Department of Computer Science and Technology

Course pages 2019–20

Mobile Robot Systems

Principal lecturer: Dr Amanda Prorok
Taken by: MPhil ACS, Part III
Code: L310
Hours: 16 (12 lectures and 4 practical classes)
Class limit: 10 students
Prerequisites: C++ or Python; Basic probability/calculus; Basic physics (kinematics); Must feel comfortable working with a Linux environment.

Aims

This course teaches the foundations of autonomous mobile robots, covering topics such as perception, motion control, and planning. It also teaches algorithmic strategies that enable the coordination of multi-robot systems and robot swarms. The course will feature several practical sessions with hands-on robot programming. The students will undertake mini-projects, which will be formally evaluated through a report and presentation.

Lectures

  • Robot motion and control. Kinematics, control models, trajectory tracking.
  • Control architectures. Sensor-actuator loops, reactive path planning.
  • Sensing. Sensors, perception.
  • Localization. Markov localization, environment modeling, SLAM.
  • Navigation. Planning, receding horizon control.
  • Multi-robot systems I. Centralization vs. decentralization, robot swarms.
  • Multi-robot systems II. Consensus algorithms, graph-theoretic methods.
  • Multi-robot systems III. Task assignment.
  • Multi-robot systems IV. Multi-robot path planning.

Objectives

By the end of the course students should:

  • understand how to control a mobile robot;
  • understand how a robot perceives its environment;
  • understand how a robot plans actions (navigation paths);
  • know paradigms of coordination in systems of multiple robots;
  • know classical multi-robot problems and their solution methods;
  • Know how to use ROS (Robot Operating System, http://www.ros.org).

Recommended reading

Siegwart, R., Nourbakhsh, I.R. & Scaramuzza, D. (2004).

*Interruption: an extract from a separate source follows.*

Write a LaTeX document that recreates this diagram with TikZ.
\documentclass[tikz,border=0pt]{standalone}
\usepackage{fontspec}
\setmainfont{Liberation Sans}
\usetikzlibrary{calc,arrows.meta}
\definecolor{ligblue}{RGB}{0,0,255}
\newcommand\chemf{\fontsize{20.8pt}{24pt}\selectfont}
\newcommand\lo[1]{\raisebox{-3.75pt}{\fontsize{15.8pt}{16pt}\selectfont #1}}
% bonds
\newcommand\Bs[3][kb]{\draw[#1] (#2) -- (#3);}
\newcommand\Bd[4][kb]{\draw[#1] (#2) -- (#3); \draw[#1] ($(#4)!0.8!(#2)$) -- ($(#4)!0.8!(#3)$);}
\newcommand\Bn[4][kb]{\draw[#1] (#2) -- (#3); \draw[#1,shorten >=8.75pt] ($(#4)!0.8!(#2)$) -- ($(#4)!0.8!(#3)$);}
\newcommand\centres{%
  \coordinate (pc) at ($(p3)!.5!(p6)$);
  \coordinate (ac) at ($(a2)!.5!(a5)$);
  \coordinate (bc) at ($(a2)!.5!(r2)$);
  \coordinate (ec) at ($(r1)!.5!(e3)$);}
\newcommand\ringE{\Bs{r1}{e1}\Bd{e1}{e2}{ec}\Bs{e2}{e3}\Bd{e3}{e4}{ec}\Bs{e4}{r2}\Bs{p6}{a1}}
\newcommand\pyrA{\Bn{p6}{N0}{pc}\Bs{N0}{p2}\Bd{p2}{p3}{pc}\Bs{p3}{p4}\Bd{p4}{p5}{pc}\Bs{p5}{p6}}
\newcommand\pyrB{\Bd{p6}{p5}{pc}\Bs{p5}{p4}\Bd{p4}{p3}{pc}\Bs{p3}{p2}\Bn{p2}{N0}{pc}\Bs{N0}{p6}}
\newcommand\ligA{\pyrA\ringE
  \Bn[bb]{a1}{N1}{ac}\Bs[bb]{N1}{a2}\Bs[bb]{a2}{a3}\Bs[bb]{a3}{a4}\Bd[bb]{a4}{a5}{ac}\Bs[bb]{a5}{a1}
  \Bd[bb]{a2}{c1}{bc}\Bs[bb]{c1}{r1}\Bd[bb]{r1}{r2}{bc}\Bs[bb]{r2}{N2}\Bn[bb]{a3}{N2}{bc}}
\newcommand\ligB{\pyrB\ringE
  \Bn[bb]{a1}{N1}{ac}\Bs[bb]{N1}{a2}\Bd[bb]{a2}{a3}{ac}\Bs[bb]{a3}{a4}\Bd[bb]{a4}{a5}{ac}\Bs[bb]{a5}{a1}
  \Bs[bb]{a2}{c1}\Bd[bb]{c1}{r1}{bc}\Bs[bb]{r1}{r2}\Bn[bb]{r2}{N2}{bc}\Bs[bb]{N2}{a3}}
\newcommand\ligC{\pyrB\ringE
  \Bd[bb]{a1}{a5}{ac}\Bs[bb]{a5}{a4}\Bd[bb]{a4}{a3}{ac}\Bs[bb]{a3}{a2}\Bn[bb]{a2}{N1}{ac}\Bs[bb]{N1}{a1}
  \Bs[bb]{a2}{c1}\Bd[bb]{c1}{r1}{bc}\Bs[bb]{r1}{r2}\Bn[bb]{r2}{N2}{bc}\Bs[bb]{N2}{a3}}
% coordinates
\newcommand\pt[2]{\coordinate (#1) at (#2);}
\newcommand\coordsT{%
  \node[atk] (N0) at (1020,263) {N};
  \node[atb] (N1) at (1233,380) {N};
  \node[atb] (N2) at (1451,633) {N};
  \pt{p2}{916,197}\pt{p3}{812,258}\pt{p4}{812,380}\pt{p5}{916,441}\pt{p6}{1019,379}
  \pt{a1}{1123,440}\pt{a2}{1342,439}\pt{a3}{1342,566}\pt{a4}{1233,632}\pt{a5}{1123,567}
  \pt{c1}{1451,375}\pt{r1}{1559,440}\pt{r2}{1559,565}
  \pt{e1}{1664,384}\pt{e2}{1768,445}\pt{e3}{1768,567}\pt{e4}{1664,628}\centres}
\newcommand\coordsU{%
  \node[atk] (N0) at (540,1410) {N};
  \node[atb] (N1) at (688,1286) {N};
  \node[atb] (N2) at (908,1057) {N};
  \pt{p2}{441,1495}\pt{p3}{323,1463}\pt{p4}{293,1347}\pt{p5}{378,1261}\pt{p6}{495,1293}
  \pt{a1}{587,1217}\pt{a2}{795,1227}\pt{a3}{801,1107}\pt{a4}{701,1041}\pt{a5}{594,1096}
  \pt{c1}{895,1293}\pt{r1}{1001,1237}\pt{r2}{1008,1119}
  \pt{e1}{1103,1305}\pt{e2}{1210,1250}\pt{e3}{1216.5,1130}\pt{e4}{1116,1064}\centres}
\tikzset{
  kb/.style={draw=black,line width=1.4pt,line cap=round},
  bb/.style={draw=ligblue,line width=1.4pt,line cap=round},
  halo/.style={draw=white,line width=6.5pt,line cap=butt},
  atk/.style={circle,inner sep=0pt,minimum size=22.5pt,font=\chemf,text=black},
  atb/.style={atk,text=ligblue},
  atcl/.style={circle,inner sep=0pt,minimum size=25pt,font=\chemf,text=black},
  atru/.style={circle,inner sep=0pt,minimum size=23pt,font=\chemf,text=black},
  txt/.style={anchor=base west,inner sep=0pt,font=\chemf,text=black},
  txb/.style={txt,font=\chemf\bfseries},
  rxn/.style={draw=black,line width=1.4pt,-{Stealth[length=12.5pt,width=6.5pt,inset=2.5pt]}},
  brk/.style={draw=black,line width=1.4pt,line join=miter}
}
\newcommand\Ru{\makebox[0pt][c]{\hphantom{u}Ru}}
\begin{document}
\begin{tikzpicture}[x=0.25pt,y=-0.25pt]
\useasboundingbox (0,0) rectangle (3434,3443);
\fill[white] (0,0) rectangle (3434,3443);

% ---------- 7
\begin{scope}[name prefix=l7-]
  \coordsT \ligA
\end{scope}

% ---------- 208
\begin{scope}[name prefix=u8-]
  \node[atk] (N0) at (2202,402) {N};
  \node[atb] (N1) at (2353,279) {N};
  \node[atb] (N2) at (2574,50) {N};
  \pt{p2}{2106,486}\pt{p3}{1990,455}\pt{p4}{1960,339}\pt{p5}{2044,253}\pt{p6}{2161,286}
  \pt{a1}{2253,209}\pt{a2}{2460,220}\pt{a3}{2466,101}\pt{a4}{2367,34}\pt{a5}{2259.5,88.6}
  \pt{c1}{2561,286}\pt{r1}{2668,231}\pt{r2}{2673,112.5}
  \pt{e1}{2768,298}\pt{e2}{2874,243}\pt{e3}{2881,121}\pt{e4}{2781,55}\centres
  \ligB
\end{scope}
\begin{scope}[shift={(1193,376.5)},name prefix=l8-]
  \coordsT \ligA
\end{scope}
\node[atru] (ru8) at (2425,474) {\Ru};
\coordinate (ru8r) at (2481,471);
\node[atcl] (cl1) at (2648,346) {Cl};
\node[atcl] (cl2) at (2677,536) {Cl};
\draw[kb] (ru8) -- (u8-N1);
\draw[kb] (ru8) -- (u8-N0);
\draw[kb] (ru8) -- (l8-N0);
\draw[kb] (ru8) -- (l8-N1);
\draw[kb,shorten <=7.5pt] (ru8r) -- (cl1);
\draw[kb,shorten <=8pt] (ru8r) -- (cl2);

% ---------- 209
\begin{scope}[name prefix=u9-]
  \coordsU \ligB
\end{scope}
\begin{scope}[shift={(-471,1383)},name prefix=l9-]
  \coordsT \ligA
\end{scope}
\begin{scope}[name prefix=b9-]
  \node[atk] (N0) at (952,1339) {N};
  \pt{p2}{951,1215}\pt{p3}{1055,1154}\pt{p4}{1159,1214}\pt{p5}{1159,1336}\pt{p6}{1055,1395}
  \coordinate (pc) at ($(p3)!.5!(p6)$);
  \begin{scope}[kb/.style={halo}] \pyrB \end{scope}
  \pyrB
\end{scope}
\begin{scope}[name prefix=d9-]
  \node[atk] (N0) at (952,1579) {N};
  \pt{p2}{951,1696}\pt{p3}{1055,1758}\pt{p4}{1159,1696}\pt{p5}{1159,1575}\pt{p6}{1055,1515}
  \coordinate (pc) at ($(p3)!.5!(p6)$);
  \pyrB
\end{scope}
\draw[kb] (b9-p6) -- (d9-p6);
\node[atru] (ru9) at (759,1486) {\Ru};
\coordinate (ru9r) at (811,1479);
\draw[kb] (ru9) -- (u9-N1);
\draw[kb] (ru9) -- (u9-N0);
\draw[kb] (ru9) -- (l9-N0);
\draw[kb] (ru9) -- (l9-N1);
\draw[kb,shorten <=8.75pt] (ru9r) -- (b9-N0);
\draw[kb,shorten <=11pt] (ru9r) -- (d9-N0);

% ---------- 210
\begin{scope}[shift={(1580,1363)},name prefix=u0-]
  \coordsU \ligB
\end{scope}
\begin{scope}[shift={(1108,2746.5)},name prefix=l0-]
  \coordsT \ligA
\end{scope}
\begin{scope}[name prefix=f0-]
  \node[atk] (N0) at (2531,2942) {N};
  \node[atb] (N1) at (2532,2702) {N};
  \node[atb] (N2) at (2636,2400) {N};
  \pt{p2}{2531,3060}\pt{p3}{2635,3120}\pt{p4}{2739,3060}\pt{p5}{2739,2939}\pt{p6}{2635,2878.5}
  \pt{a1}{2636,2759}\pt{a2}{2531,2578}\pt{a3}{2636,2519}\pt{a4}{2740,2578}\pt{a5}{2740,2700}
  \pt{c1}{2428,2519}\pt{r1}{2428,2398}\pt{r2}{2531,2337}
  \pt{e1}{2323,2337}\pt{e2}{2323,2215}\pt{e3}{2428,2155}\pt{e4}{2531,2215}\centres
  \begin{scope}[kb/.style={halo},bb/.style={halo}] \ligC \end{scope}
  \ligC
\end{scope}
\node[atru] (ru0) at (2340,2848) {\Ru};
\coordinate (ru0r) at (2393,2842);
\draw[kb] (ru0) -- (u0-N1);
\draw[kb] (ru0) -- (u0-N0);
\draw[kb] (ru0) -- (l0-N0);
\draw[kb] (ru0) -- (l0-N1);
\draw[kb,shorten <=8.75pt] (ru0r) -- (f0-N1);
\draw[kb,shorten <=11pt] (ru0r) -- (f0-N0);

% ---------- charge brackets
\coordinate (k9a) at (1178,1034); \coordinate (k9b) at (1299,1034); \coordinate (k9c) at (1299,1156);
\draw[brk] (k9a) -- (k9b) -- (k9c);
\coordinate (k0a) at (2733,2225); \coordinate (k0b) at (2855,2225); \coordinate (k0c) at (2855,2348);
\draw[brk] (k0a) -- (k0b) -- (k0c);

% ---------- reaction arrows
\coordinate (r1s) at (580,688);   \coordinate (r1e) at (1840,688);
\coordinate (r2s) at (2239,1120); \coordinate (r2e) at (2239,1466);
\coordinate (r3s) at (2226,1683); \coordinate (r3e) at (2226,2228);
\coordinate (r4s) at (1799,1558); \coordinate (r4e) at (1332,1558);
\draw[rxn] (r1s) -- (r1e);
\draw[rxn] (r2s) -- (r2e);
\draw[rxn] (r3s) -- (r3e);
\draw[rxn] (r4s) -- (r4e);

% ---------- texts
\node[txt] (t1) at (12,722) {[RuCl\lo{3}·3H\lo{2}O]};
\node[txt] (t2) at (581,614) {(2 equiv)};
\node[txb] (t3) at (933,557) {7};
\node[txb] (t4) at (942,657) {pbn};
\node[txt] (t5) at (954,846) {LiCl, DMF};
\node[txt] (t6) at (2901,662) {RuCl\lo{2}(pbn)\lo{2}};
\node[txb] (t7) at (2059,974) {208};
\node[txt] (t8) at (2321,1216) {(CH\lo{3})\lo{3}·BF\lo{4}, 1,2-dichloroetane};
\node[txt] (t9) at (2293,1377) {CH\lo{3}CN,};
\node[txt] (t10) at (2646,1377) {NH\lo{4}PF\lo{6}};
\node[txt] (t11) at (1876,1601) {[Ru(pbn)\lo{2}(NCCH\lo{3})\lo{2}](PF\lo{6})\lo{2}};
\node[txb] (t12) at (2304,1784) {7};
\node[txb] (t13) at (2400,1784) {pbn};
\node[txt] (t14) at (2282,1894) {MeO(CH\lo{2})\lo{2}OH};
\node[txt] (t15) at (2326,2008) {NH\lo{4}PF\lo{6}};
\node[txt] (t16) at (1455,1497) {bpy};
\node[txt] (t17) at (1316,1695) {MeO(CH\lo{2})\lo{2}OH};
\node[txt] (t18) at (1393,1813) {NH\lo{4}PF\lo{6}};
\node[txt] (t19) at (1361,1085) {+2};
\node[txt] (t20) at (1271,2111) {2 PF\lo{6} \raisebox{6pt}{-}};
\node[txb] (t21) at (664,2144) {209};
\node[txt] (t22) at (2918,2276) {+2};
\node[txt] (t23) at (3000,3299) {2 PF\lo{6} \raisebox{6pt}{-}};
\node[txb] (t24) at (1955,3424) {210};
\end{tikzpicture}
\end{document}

Autonomous mobile robots. MIT Press.
Thrun, S., Wolfram B. & Dieter F. (2005). Probabilistic robotics. MIT Press.
Mondada, F. & Mordechai B. (2018) Elements of Robotics. Springer
Siciliano, B. & Khatib, O. (2016) Springer handbook of robotics. Springer.
Mesbahi, M. & Egerstedt, M. (2010) Graph theoretic methods in multiagent networks. Princeton University Press.

Assessment

  • Two practical exercises (marked on a scale of 0-100), each composing 30% of mark
  • One course project. The hand-in will include a 6-page double-column report (conference-formatted).
  • The project will compose 40% of the mark and will be evaluated on a scale of 0-100. It be handed in as group-work.

This course is borrowed from Part II of the Computer Science Tripos. As such, assessment will be adjusted to an appropriate level for those enrolled for Part III of the Tripos or the M.Phil in Advanced Computer Science. Further information about assessment and practicals will follow at the first lecture.